Every now and again when I chat with friends and neighbors where I live, the most amazing observations and comments are shared. Some things I pick up just by keeping my mouth shut and my eyes and ears on the alert.
For instance, one morning last week as I was walking down East Side Drive in Concord, I noticed someone walking a dog just ahead of me. I did a double-take because the person was dressed as a circus clown.
I kid you not! Adorning the dog-walker was an enormous orange wig, a bright-colored romper-suit with a red and white striped shirt and stockings. The small black dog marched along on his leash as if walking with a clown was simply part of his daily routine and he was proud to be part of the act. When the clown turned into one of the cottages on our campus, I remembered the Havenwood-Heritage Heights' Clown Troupe, The Joyful Joeys, were visiting hospitals that day. Missus Clown was making sure her costume and makeup were in place before she walked the dog. Our unspoken rule here is, "If you're on time you're late"!
Helen, a friend who is way into her 90s, fell a couple of months ago and broke her pelvis. Hospitalized for a few days, she was then moved to our continuing care rehab facility for skilled nursing care and physical therapy. After three weeks, Helen returned here to her cottage. The other day we saw her pushing her walker along one of the walkways near our home. We admired her new equipment, truly a Cadillac in style and extras, and remarked on how well she was doing. Very matter-of-factly she said, "I pushed babies in strollers for so many years it was good training for pushing a walker – it just came naturally."

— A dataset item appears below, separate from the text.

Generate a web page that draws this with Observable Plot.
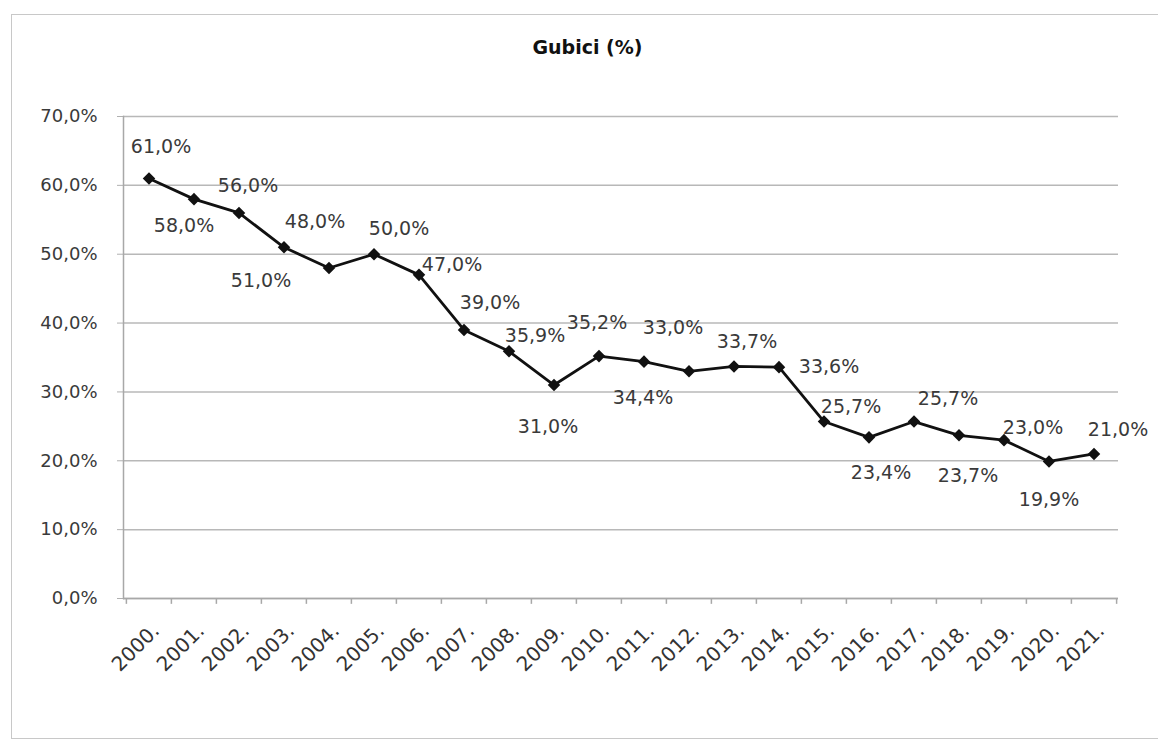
<!DOCTYPE html>
<html>
<head>
<meta charset="utf-8">
<script src="https://cdn.jsdelivr.net/npm/d3@7"></script>
<script src="https://cdn.jsdelivr.net/npm/@observablehq/plot@0.6"></script>
<style>
  html, body { margin: 0; padding: 0; background: #fff; }
  #wrap { position: relative; width: 1158px; height: 742px; overflow: hidden; font-family: "DejaVu Sans", sans-serif; }
  #border { position: absolute; left: 11px; top: 14px; width: 1160px; height: 725px; border: 1.5px solid #c8c8c8; box-sizing: border-box; }
  #title { position: absolute; left: 0; width: 1175px; top: 35px; text-align: center; font-weight: bold; font-size: 19px; line-height: 24px; color: #111; }
  #chart { position: absolute; left: 0; top: 80px; }
</style>
</head>
<body>
<div id="wrap">
  <div id="border"></div>
  <div id="title">Gubici (%)</div>
  <div id="chart"></div>
</div>
<script>
// ---- data ----
const years = [2000, 2001, 2002, 2003, 2004, 2005, 2006, 2007, 2008, 2009, 2010,
               2011, 2012, 2013, 2014, 2015, 2016, 2017, 2018, 2019, 2020, 2021];
const losses = [61.0, 58.0, 56.0, 51.0, 48.0, 50.0, 47.0, 39.0, 35.9, 31.0, 35.2,
                34.4, 33.0, 33.7, 33.6, 25.7, 23.4, 25.7, 23.7, 23.0, 19.9, 21.0];
const yTicks = [0, 10, 20, 30, 40, 50, 60, 70];
// label placement offsets (pixels, relative to each point)
const labelDx = [12, -10, 9, -23, -14, 25, 33, 26, 26, -6, -2, -1, -16, 13, 50, 27, 12, 34, 9, 29, 0, 24];
const labelDy = [-32, 27, -27, 34, -46, -25, -10, -27, -15, 42, -33, 36, -43, -25, 0, -15, 36, -23, 41, -12, 38, -24];

const data = years.map((year, i) => ({year, value: losses[i]}));
const fmt = v => v.toFixed(1).replace(".", ",") + "%";

const W = 1158, H = 662, mL = 123, mR = 40, mT = 36, mB = 144;
const bw = (W - mL - mR) / years.length;

const labelMarks = data.map((d, i) => Plot.text([d], {
  x: "year", y: "value", text: d => fmt(d.value),
  dx: labelDx[i], dy: labelDy[i], fill: "#3a3a3a", fontSize: 19
}));

const chart = Plot.plot({
  width: W, height: H,
  marginLeft: mL, marginRight: mR, marginTop: mT, marginBottom: mB,
  style: {fontFamily: "DejaVu Sans, sans-serif", fontSize: "18px", color: "#3a3a3a", background: "transparent"},
  x: {type: "band", domain: years, padding: 0},
  y: {domain: [0, 70]},
  marks: [
    Plot.gridY(yTicks, {stroke: "#b8b8b8", strokeOpacity: 1, strokeWidth: 1.5}),
    Plot.axisY(yTicks, {tickSize: 6, tickPadding: 20, tickFormat: fmt, stroke: "#b0b0b0", fill: "#3a3a3a", fontSize: 18, label: null}),
    Plot.axisX(years, {tickSize: 0, tickRotate: -45, tickPadding: 29, dx: 7, tickFormat: d => d + ".", fill: "#333", fontSize: 20, label: null}),
    Plot.frame({anchor: "left", stroke: "#a8a8a8", strokeWidth: 1.5}),
    Plot.ruleY([0], {stroke: "#a8a8a8", strokeWidth: 1.5}),
    Plot.ruleX(years, {x: d => d, dx: -bw / 2, y1: 0, y2: -0.85, stroke: "#a8a8a8", strokeWidth: 1.5}),
    Plot.ruleX([years[years.length - 1]], {x: d => d, dx: bw / 2, y1: 0, y2: -0.85, stroke: "#a8a8a8", strokeWidth: 1.5}),
    Plot.line(data, {x: "year", y: "value", stroke: "#111", strokeWidth: 2.8}),
    Plot.dot(data, {x: "year", y: "value", symbol: "square", rotate: 45, r: 5, fill: "#111", stroke: "none"}),
    ...labelMarks
  ]
});
document.getElementById("chart").appendChild(chart);
</script>
</body>
</html>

We have so many retired clergy living here it was no surprise to overhear one of them explaining to a visitor, "We have two levels here – Cain and Abel."
Perhaps that was the same resident who said, "Most of the men here have one of three hairstyles – part, no part and depart!"
And finally, we purchased a new computer recently and were advised to get a flash drive and save everything from our hard disk onto it in order to preserve our files. Called a "flasher" for short, the gadget is about 1 inch by one-half inch in size. All I could think of was the nude flashers from yesteryear who flung open their trench coats when you least expected it. The 1-by-half-inch was the only similarity between flashers then and now!
Here are some of my own thoughts:
The older I get, the more I appreciate a good conversation.
Even when you get old, if you don't have a dream you don't have much.
I can't waste time on people who aren't sincere – in their criticisms or their compliments.
I try not to take myself too seriously.